France probes Apple over restricting smartphone repair
Apple in 2020 agreed to pay 25 million euros (then $27.4 million) for failing to tell iPhone users that software updates could slow down older devices.
France is investigating US tech giant Apple over it allegedly planning for smartphones to become out of date through restricting their repair, prosecutors and an association said on Monday.
The probe into purported misleading commercial practices and planned obsolescence has been under way since December, the Paris prosecutor's office said.
It follows a complaint filed by the Halt Planned Obsolescence (HOP) association.
HOP said it hoped the investigation would demonstrate the iPhone maker was "associating the serial numbers of spare parts to those of a smartphone, including via microchips, giving the manufacturer the possibility of restricting repairs by non-approved repairers or to remotely degrade a smartphone repaired with generic parts".
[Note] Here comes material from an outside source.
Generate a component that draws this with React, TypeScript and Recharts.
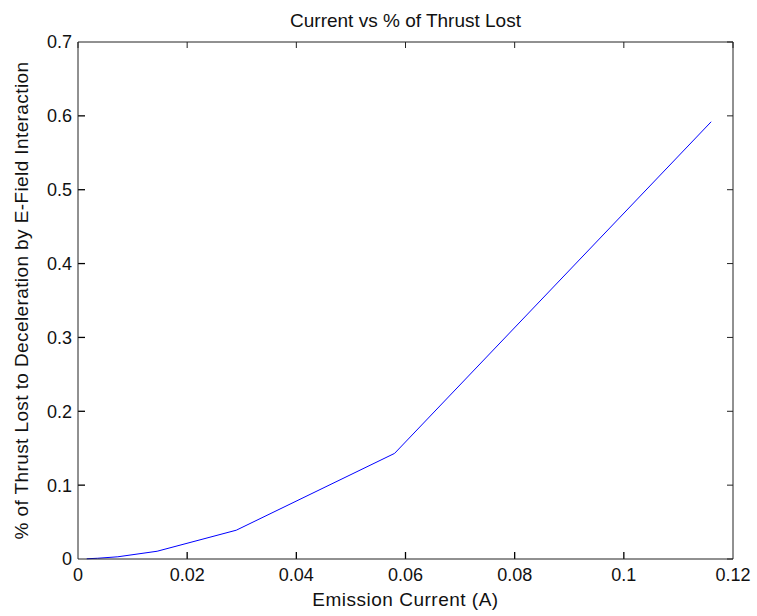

The association called on Apple "to guarantee the right to repair devices under the logic of real circular economy".
Apple France was not immediately available for comment.
Apple in 2020 agreed to pay 25 million euros (then $27.4 million) for failing to tell iPhone users that software updates could slow down older devices.
The scandal erupted in December 2017, when the US tech giant admitted that its most recent iOS software was slowing the performance of older telephones whose battery life was deteriorating.